Posted in Recipe on May 5, 2023 by Venkatesh S ‐ 2 min read

HuggingFace AI ML Beginner Intermediate 10 Minutes

It’s been an amazing race when it comes to AI based LLMs today. While OpenAI ChatGPT has been continuously updating, upgrading and adding new models, there is an open source race that has begun to challenge the traditional commercialization mindset of the closed sources. One such effort is from Hugging Face.

For someone who do not know about it, Hugging Face is an AI community building the future. They Build, train and deploy state of the art models powered by the reference open source in machine learning. More than 5,000 organizations are currently using Hugging Face. Thousands of creators work as a community to solve Audio, Vision, and Language with AI. Refer their website for more details on Hugging Face.

I have been recently exploring these LLMs (ChatGPT, StarCoder) to check how effective they can be as a coding assistant and they never fail to amaze me. While ChatGPT continues to provide consistent coding assistance, this new kid in the block is powered with ammos capable of challenging the ChatGPT and that is StarCoder.
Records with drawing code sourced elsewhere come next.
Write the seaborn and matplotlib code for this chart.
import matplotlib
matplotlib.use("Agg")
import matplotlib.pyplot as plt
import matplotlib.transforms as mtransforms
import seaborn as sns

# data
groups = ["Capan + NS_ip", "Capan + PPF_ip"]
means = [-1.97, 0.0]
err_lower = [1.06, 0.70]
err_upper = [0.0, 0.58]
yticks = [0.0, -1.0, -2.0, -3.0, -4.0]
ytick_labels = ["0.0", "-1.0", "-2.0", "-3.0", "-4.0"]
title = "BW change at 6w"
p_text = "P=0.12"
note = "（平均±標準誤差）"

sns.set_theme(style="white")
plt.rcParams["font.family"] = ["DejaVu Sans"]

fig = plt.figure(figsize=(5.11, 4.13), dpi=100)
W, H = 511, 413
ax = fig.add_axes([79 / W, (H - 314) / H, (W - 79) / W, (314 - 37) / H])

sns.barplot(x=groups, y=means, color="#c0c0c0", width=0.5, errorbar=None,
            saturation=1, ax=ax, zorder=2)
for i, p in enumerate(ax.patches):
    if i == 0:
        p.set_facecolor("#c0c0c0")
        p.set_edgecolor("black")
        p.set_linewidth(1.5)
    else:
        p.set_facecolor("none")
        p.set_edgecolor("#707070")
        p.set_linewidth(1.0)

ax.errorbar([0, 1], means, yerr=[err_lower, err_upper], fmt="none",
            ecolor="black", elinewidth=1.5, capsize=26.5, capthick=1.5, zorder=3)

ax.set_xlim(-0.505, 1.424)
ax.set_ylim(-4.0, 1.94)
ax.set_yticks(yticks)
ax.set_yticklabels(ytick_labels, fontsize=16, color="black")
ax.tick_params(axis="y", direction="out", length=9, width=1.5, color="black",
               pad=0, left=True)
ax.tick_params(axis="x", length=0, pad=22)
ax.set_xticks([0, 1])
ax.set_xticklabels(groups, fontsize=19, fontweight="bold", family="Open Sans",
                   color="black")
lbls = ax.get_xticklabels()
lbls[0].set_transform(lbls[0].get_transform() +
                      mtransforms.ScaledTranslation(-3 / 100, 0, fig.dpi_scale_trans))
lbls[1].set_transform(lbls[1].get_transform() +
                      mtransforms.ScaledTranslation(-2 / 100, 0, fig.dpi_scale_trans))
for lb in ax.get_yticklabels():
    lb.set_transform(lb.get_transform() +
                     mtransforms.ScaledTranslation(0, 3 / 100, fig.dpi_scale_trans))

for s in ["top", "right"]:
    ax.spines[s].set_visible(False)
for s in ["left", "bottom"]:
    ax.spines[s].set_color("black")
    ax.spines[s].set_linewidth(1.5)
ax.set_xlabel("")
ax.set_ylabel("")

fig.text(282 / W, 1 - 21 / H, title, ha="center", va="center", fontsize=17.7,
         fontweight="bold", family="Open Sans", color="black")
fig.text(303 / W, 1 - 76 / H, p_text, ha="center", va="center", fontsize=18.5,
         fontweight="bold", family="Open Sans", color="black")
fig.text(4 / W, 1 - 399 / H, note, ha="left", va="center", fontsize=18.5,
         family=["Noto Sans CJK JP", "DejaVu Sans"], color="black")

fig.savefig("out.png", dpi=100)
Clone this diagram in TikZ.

Today’s blog is going to be a short one that will introduce all to a new open source LLM StarCoder.

What is StarCoder?

StarCoder and StarCoderBase are Large Language Models for Code (Code LLMs) trained on permissively licensed data from GitHub, including from 80+ programming languages, Git commits, GitHub issues, and Jupyter notebooks. Similar to LLaMA, this model is trained with a ~15B parameter model for 1 trillion tokens. Hugging Face fine-tuned StarCoderBase model for 35B Python tokens, resulting in a new model that is call StarCoder.

Some cool statistics of this model are

StarCoderBase outperforms existing open Code LLMs on popular programming benchmarks and matches or surpasses closed models such as code-cushman-001 from OpenAI (the original Codex model that powered early versions of GitHub Copilot)
Context length of over 8,000 tokens, the StarCoder models can process more input than any other open LLM, enabling a wide range of interesting applications.
Model can act as a technical assistant, can be used to autocomplete code, make modifications to code via instructions, and explain a code snippet in natural language.
Above all this is open source.